**SHORT PROBLEM**. Extract, in full, the lines below, beginning at the first and ending with the line that contains "return [l /". Pictures do not belong in the copy.

· · · · · · ·

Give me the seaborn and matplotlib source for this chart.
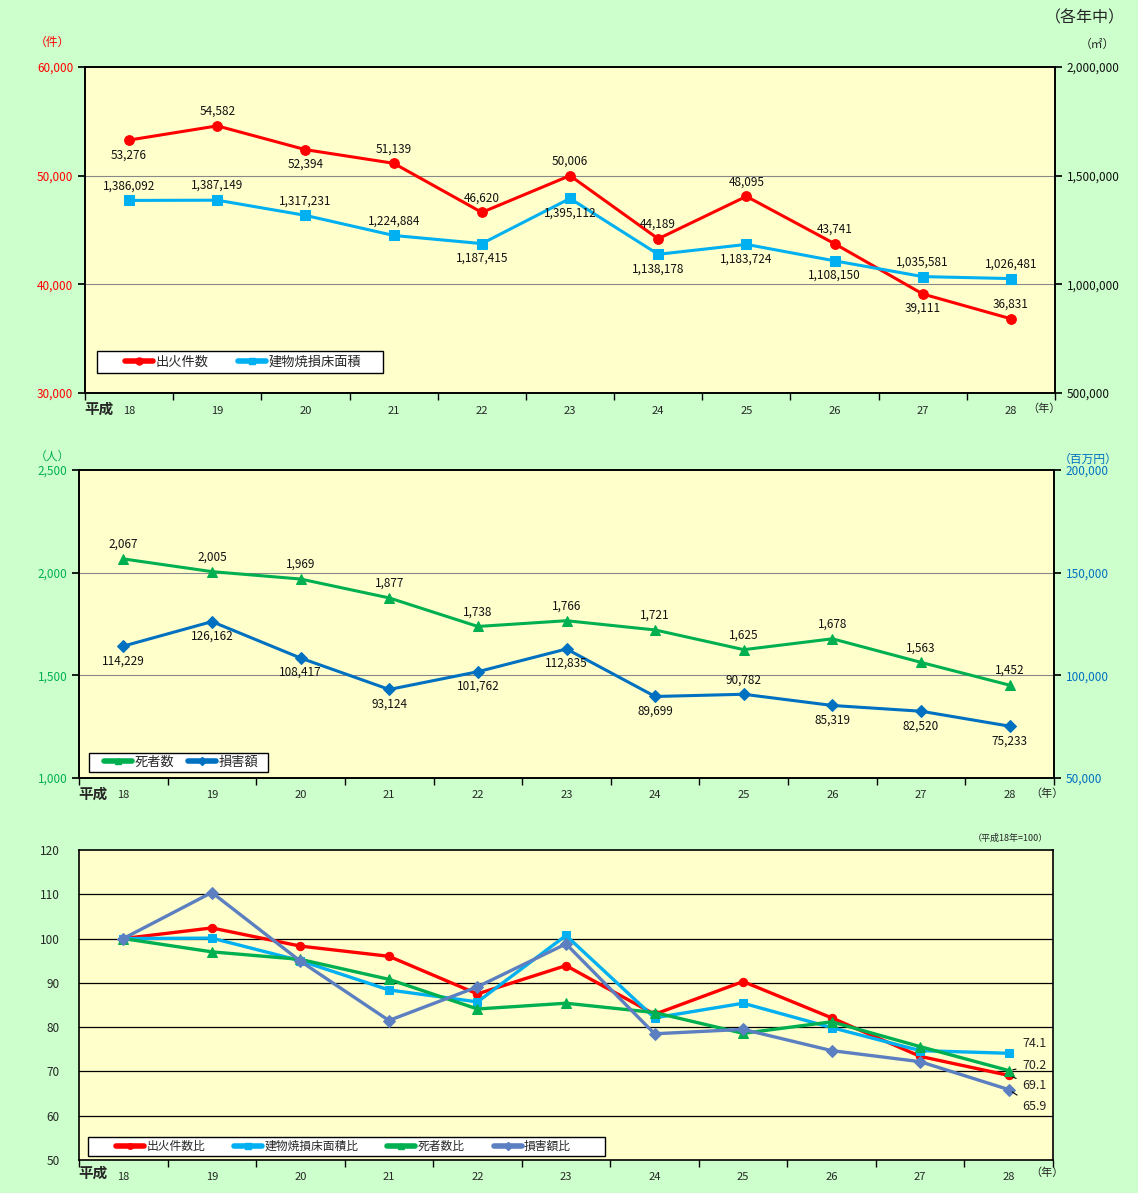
import matplotlib
matplotlib.use("Agg")
import matplotlib.pyplot as plt
import seaborn as sns
import numpy as np
import pandas as pd
from matplotlib.lines import Line2D
from matplotlib.patches import Rectangle

sns.set_theme(style="white")
plt.rcParams['font.family'] = ['Noto Sans CJK JP', 'DejaVu Sans']

years = ["18", "19", "20", "21", "22", "23", "24", "25", "26", "27", "28"]
fires = [53276, 54582, 52394, 51139, 46620, 50006, 44189, 48095, 43741, 39111, 36831]
area = [1386092, 1387149, 1317231, 1224884, 1187415, 1395112, 1138178, 1183724, 1108150, 1035581, 1026481]
deaths = [2067, 2005, 1969, 1877, 1738, 1766, 1721, 1625, 1678, 1563, 1452]
damage = [114229, 126162, 108417, 93124, 101762, 112835, 89699, 90782, 85319, 82520, 75233]
fires_ratio = [100, 102.4, 98.3, 96.0, 87.5, 93.9, 82.9, 90.3, 82.1, 73.4, 69.1]
area_ratio = [100, 100.1, 95.0, 88.4, 85.7, 100.7, 82.1, 85.4, 79.9, 74.7, 74.1]
deaths_ratio = [100, 97.0, 95.3, 90.8, 84.1, 85.4, 83.3, 78.6, 81.2, 75.6, 70.2]
damage_ratio = [100, 110.4, 94.9, 81.5, 89.1, 98.8, 78.5, 79.5, 74.7, 72.2, 65.9]

# label placement: 1 = above, -1 = below
fires_pos = [-1, 1, -1, 1, 1, 1, 1, 1, 1, -1, 1]
area_pos = [1, 1, 1, 1, -1, -1, -1, -1, -1, 1, 1]
deaths_pos = [1] * 11
damage_pos = [-1, -1, -1, -1, -1, -1, -1, 1, -1, -1, -1]

RED = "#FF0000"
CYAN = "#00B0F0"
GREEN = "#00B050"
BLUE = "#0070C0"
STEEL = "#5B7FC0"
BG = "#CCFFCC"
PANEL = "#FFFFCC"

W, H = 1138, 1193
fig = plt.figure(figsize=(W / 100, H / 100), dpi=100, facecolor=BG)

x = np.arange(len(years))
df = pd.DataFrame({"x": x, "fires": fires, "area": area, "deaths": deaths, "damage": damage,
                   "fr": fires_ratio, "ar": area_ratio, "dr": deaths_ratio, "dmr": damage_ratio})

TICK_FS = 8.5
LABEL_FS = 8.5


def rect(l, t, r, b):
    return [l / W, 1 - b / H, (r - l) / W, (b - t) / H]


def setup_x(ax, heisei_x, nen_x, label_y):
    ax.set_xlim(-0.5, len(years) - 0.5)
    ax.set_xticks(np.arange(-0.5, len(years) + 0.5, 1))
    ax.set_xticklabels([])
    ax.set_xticks(x, minor=True)
    ax.set_xticklabels(years, minor=True, fontsize=8)
    ax.tick_params(axis="x", which="major", direction="out", length=5, width=1, color="black", bottom=True)
    ax.tick_params(axis="x", which="minor", length=0, pad=9)
    fig.text(heisei_x / W, 1 - label_y / H, "平成", fontsize=10.5, ha="left", va="center", fontweight="bold")
    fig.text(nen_x / W, 1 - label_y / H, "（年）", fontsize=8, ha="left", va="center")


def style_axes(ax):
    ax.set_facecolor(PANEL)
    for s in ax.spines.values():
        s.set_color("black")
        s.set_linewidth(1.2)


def annot(ax, xs, ys, pos, fmt="{:,}", dy=10.5):
    for xi, yi, p in zip(xs, ys, pos):
        ax.annotate(fmt.format(yi), (xi, yi), xytext=(0, dy * p), textcoords="offset points",
                    ha="center", va="center", fontsize=LABEL_FS, color="#111111")


def boxed_legend(ax, handles, labels, box, first_x, fs, colsp):
    l, t, r, b = box
    ax.add_patch(Rectangle((l / W, 1 - b / H), (r - l) / W, (b - t) / H, transform=fig.transFigure,
                           facecolor="white", edgecolor="black", lw=1, zorder=4, clip_on=False))
    leg = ax.legend(handles, labels, loc="center left", bbox_to_anchor=(first_x / W, 1 - (t + b) / 2 / H),
                    bbox_transform=fig.transFigure, ncol=len(handles), fontsize=fs, frameon=False,
                    handlelength=28 * 0.72 / fs, handletextpad=0.2, columnspacing=colsp,
                    borderpad=0, borderaxespad=0)
    leg.set_zorder(6)
    return leg

# ---------------- Panel 1 ----------------
ax1 = fig.add_axes(rect(85, 67, 1055, 393))
style_axes(ax1)
ax1.set_ylim(30000, 60000)
ax1.set_yticks([30000, 40000, 50000, 60000])
ax1.set_yticklabels(["30,000", "40,000", "50,000", "60,000"], color=RED, fontsize=TICK_FS)
for yv in [40000, 50000]:
    ax1.axhline(yv, color="#888888", lw=0.8, zorder=0)
ax1.tick_params(axis="y", direction="out", length=5, left=True, color="black")
sns.lineplot(data=df, x="x", y="fires", ax=ax1, color=RED, lw=2.2, marker="o", markersize=7,
             markeredgecolor=RED, zorder=3)
ax1.set_xlabel(""); ax1.set_ylabel("")
setup_x(ax1, 84, 1027, 409)
annot(ax1, x, fires, fires_pos)

ax1b = ax1.twinx()
ax1b.set_ylim(500000, 2000000)
ax1b.set_yticks([500000, 1000000, 1500000, 2000000])
ax1b.set_yticklabels(["500,000", "1,000,000", "1,500,000", "2,000,000"], fontsize=TICK_FS, color="#111111")
ax1b.tick_params(axis="y", direction="out", length=5, right=True, color="black")
sns.lineplot(data=df, x="x", y="area", ax=ax1b, color=CYAN, lw=2.2, marker="s", markersize=6.5,
             markeredgecolor=CYAN)
ax1b.set_xlabel(""); ax1b.set_ylabel("")
for s in ax1b.spines.values():
    s.set_color("black"); s.set_linewidth(1.2)
annot(ax1b, x, area, area_pos)
ax1b.set_xlim(-0.5, len(years) - 0.5)

h1 = [Line2D([], [], color=RED, lw=4, marker="o", markersize=5),
      Line2D([], [], color=CYAN, lw=4, marker="s", markersize=5)]
boxed_legend(ax1b, h1, ["出火件数", "建物焼損床面積"], (97, 351, 383, 373), 125, 9.5, 2.2)

fig.text(52 / W, 1 - 42 / H, "（件）", color=RED, fontsize=8.5, ha="center", va="center")
fig.text(1085 / W, 1 - 18 / H, "（各年中）", fontsize=11.5, ha="center", va="center")
fig.text(1097 / W, 1 - 44 / H, "（㎡）", fontsize=8.5, ha="center", va="center")

# ---------------- Panel 2 ----------------
ax2 = fig.add_axes(rect(79, 470, 1054, 778))
style_axes(ax2)
ax2.set_ylim(1000, 2500)
ax2.set_yticks([1000, 1500, 2000, 2500])
ax2.set_yticklabels(["1,000", "1,500", "2,000", "2,500"], color=GREEN, fontsize=TICK_FS)
for yv in [1500, 2000]:
    ax2.axhline(yv, color="#888888", lw=0.8, zorder=0)
ax2.tick_params(axis="y", direction="out", length=5, left=True, color="black")
sns.lineplot(data=df, x="x", y="deaths", ax=ax2, color=GREEN, lw=2.2, marker="^", markersize=7.5,
             markeredgecolor=GREEN, zorder=3)
ax2.set_xlabel(""); ax2.set_ylabel("")
setup_x(ax2, 78, 1030, 794)
annot(ax2, x, deaths, deaths_pos)

ax2b = ax2.twinx()
ax2b.set_ylim(50000, 200000)
ax2b.set_yticks([50000, 100000, 150000, 200000])
ax2b.set_yticklabels(["50,000", "100,000", "150,000", "200,000"], fontsize=TICK_FS, color=BLUE)
ax2b.tick_params(axis="y", direction="out", length=5, right=True, color="black")
sns.lineplot(data=df, x="x", y="damage", ax=ax2b, color=BLUE, lw=2.2, marker="D", markersize=6.5,
             markeredgecolor=BLUE)
ax2b.set_xlabel(""); ax2b.set_ylabel("")
for s in ax2b.spines.values():
    s.set_color("black"); s.set_linewidth(1.2)
annot(ax2b, x, damage, damage_pos)
ax2b.set_xlim(-0.5, len(years) - 0.5)

h2 = [Line2D([], [], color=GREEN, lw=4, marker="^", markersize=5),
      Line2D([], [], color=BLUE, lw=4, marker="D", markersize=4)]
boxed_legend(ax2b, h2, ["死者数", "損害額"], (89, 753, 268, 772), 104, 9.5, 1.05)

fig.text(52 / W, 1 - 456 / H, "（人）", color=GREEN, fontsize=8.5, ha="center", va="center")
fig.text(1088 / W, 1 - 459 / H, "（百万円）", color=BLUE, fontsize=8.5, ha="center", va="center")

# ---------------- Panel 3 ----------------
ax3 = fig.add_axes(rect(79, 850, 1053, 1160))
style_axes(ax3)
ax3.set_ylim(50, 120)
ax3.set_yticks(np.arange(50, 121, 10))
ax3.set_yticklabels([str(v) for v in range(50, 121, 10)], fontsize=TICK_FS)
for yv in range(60, 120, 10):
    ax3.axhline(yv, color="black", lw=0.9, zorder=0)
ax3.tick_params(axis="y", length=0, pad=14)
series3 = [("fr", RED, "o", 6, "出火件数比"), ("ar", CYAN, "s", 6, "建物焼損床面積比"),
           ("dr", GREEN, "^", 7, "死者数比"), ("dmr", STEEL, "D", 6, "損害額比")]
for col, c, m, ms, lab in series3:
    sns.lineplot(data=df, x="x", y=col, ax=ax3, color=c, lw=2.4, marker=m, markersize=ms,
                 markeredgecolor=c)
ax3.set_xlabel(""); ax3.set_ylabel("")
setup_x(ax3, 78, 1030, 1173)

last = len(years) - 1
end_labels = [(area_ratio[last], 76.2, False), (deaths_ratio[last], 71.3, True),
              (fires_ratio[last], 66.8, True), (damage_ratio[last], 62.1, True)]
for yv, ty, lead in end_labels:
    kw = dict(arrowprops=dict(arrowstyle="-", color="black", lw=0.8, shrinkA=2, shrinkB=3)) if lead else {}
    ax3.annotate(f"{yv:.1f}", (last, yv), xytext=(last + 0.15, ty), textcoords="data",
                 fontsize=9, ha="left", va="center", **kw)

h3 = [Line2D([], [], color=c, lw=4, marker=m, markersize=4) for _, c, m, _, _ in series3]
boxed_legend(ax3, h3, [s[4] for s in series3], (88, 1137, 605, 1156), 116, 8.5, 2.45)

fig.text(1010 / W, 1 - 838 / H, "（平成18年=100）", fontsize=6.5, ha="center", va="center")

fig.savefig("out.png", dpi=100, facecolor=BG)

· · · · · · ·

**EXERCISE RESULT**.
Give me the seaborn and matplotlib source for this chart.
import matplotlib
matplotlib.use("Agg")
import matplotlib.pyplot as plt
import seaborn as sns
import numpy as np
import pandas as pd
from matplotlib.lines import Line2D
from matplotlib.patches import Rectangle

sns.set_theme(style="white")
plt.rcParams['font.family'] = ['Noto Sans CJK JP', 'DejaVu Sans']

years = ["18", "19", "20", "21", "22", "23", "24", "25", "26", "27", "28"]
fires = [53276, 54582, 52394, 51139, 46620, 50006, 44189, 48095, 43741, 39111, 36831]
area = [1386092, 1387149, 1317231, 1224884, 1187415, 1395112, 1138178, 1183724, 1108150, 1035581, 1026481]
deaths = [2067, 2005, 1969, 1877, 1738, 1766, 1721, 1625, 1678, 1563, 1452]
damage = [114229, 126162, 108417, 93124, 101762, 112835, 89699, 90782, 85319, 82520, 75233]
fires_ratio = [100, 102.4, 98.3, 96.0, 87.5, 93.9, 82.9, 90.3, 82.1, 73.4, 69.1]
area_ratio = [100, 100.1, 95.0, 88.4, 85.7, 100.7, 82.1, 85.4, 79.9, 74.7, 74.1]
deaths_ratio = [100, 97.0, 95.3, 90.8, 84.1, 85.4, 83.3, 78.6, 81.2, 75.6, 70.2]
damage_ratio = [100, 110.4, 94.9, 81.5, 89.1, 98.8, 78.5, 79.5, 74.7, 72.2, 65.9]

# label placement: 1 = above, -1 = below
fires_pos = [-1, 1, -1, 1, 1, 1, 1, 1, 1, -1, 1]
area_pos = [1, 1, 1, 1, -1, -1, -1, -1, -1, 1, 1]
deaths_pos = [1] * 11
damage_pos = [-1, -1, -1, -1, -1, -1, -1, 1, -1, -1, -1]

RED = "#FF0000"
CYAN = "#00B0F0"
GREEN = "#00B050"
BLUE = "#0070C0"
STEEL = "#5B7FC0"
BG = "#CCFFCC"
PANEL = "#FFFFCC"

W, H = 1138, 1193
fig = plt.figure(figsize=(W / 100, H / 100), dpi=100, facecolor=BG)

x = np.arange(len(years))
df = pd.DataFrame({"x": x, "fires": fires, "area": area, "deaths": deaths, "damage": damage,
                   "fr": fires_ratio, "ar": area_ratio, "dr": deaths_ratio, "dmr": damage_ratio})

TICK_FS = 8.5
LABEL_FS = 8.5


def rect(l, t, r, b):
    return [l / W, 1 - b / H, (r - l) / W, (b - t) / H]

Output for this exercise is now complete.